As with Hoar, the governments of these states are affirmatively interfering with visitors’ right to travel in safety and security.

The need to be prepared for self-defense is especially acute when one is traveling in a different state. At home, one will be familiar with the relative safety of different parts of town at different times of the day. A visitor will not have such familiarity, and could more easily end up in a dangerous, high-crime area.

Similarly, a person who goes out for a walk in his or her hometown will know that while there may be several ways to get from point a to point b, one particular route is well-lit, utilizes busy streets, and passes by many businesses that are open at night and in which one could seek refuge in case of trouble. A visitor will not have such detailed knowledge. Almost anyone who has traveled much can remember instances in which he or she unexpectedly ended up someplace that was much more menacing than had been expected.
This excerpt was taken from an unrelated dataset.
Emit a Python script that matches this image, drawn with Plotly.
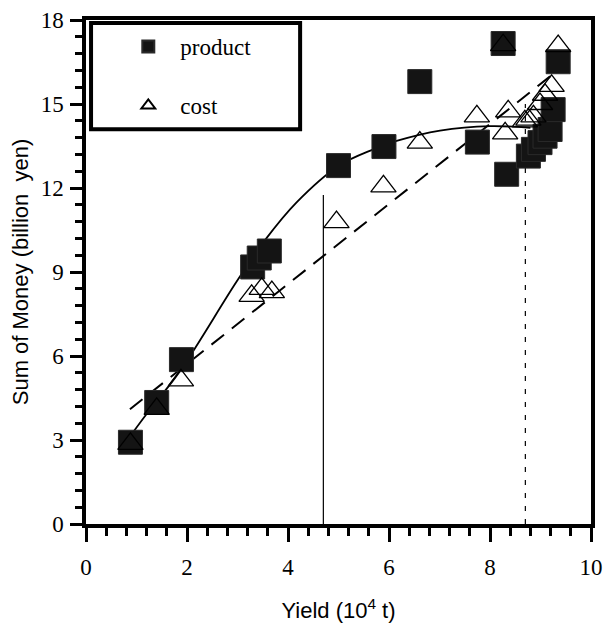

Further, tourists and similar visitors are targeted by criminals. Their style of dress or mannerisms may indicate that they are not familiar with the area. Because they are not local residents, they are known to be less likely or able to make another trip to testify in court against the criminal, so the criminal has a greater sense of impunity in attacking a visitor. The U.S. Department of Justice has documented the problem [Ronald W. Glensor & Kenneth J. Peak, U.S. Department of Justice, Crimes Against Tourists, Office of Community Oriented Policing Services, Problem-Oriented Guides for Police, Problem-Specific Guides Series No. 26 (Aug. 2004)].

For the traveler who has been disarmed by the host state, the only options are to stay shut up in one’s hotel room at night for fear of making a wrong turn down a city block, or to spend all one’s time solely within the confines of a small tourist zone that has a heavy police presence.

Yet to be forced to do so is to be deprived of the constitutional right to travel freely and safely throughout the entire U.S. Ensuring that interstate travelers can exercise their Second Amendment-protected right of self-defense is an appropriate subject for congressional action.